≡ Menu

Uber-Excellent Economist Liya Palagashvili Gives Ride-Hailing a Lyft

GMU Econ alum – and a co-author and former student of mine – Liya Palagashvili today in the New York Times busts a myth connecting ride-hailing services with greater traffic congestion. A slice:

A ban on new ride-hailing drivers will not solve the problem of road congestion since it is being primarily caused by other factors. The City Council should look to more effective proposals to address road congestion. One is congestion pricing: charging higher prices during high-traffic times, such as imposing higher fees on bridges and tunnels during peak hours. The idea is to discourage people from driving during those times, and the revenue generated should be used to invest in improving public transit as a viable alternative. According to some studies and trials by cities around the world, congestion-pricing schemes have been effective at reducing traffic and raising revenues. In past discussions with Gov. Andrew Cuomo, Mayor Bill de Blasio has not been open to this solution.

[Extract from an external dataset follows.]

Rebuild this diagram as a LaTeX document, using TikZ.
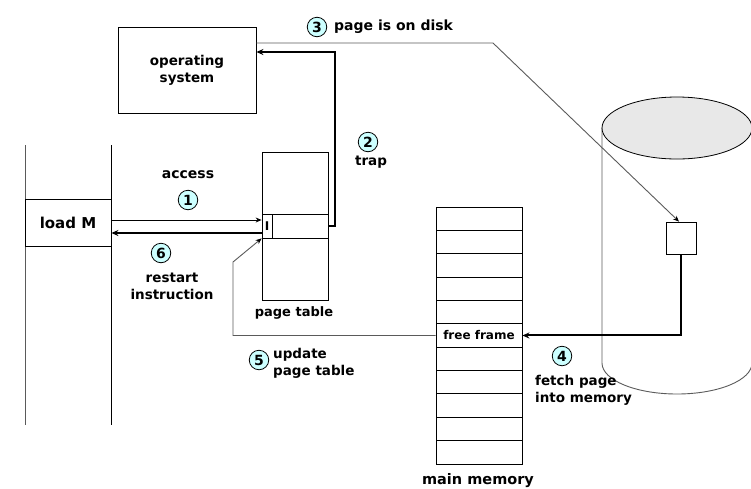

Yet the proposal Mr. de Blasio does support will harm an already existing congestion-pricing scheme. Ride-hailing companies have a built-in congestion-pricing mechanism — “surge pricing” or “peak pricing.” These higher prices deter riders from frivolously using ride hailing during busy times because prime-time fares are higher. Higher prices encourage many potential customers to opt for the subways. For comparison, taxis have a fixed $1 surcharge only between 4 p.m. and 8 p.m. on weekdays, which is too small an amount to effectively deter many riders.

Before the City Council chooses to limit ride-hailing services to New Yorkers, especially those in the boroughs outside Manhattan, it should test whether claims about those services are well-founded. As it stands today, there is no compelling evidence that ride hailing has been a primary or significant cause of New York’s traffic problems.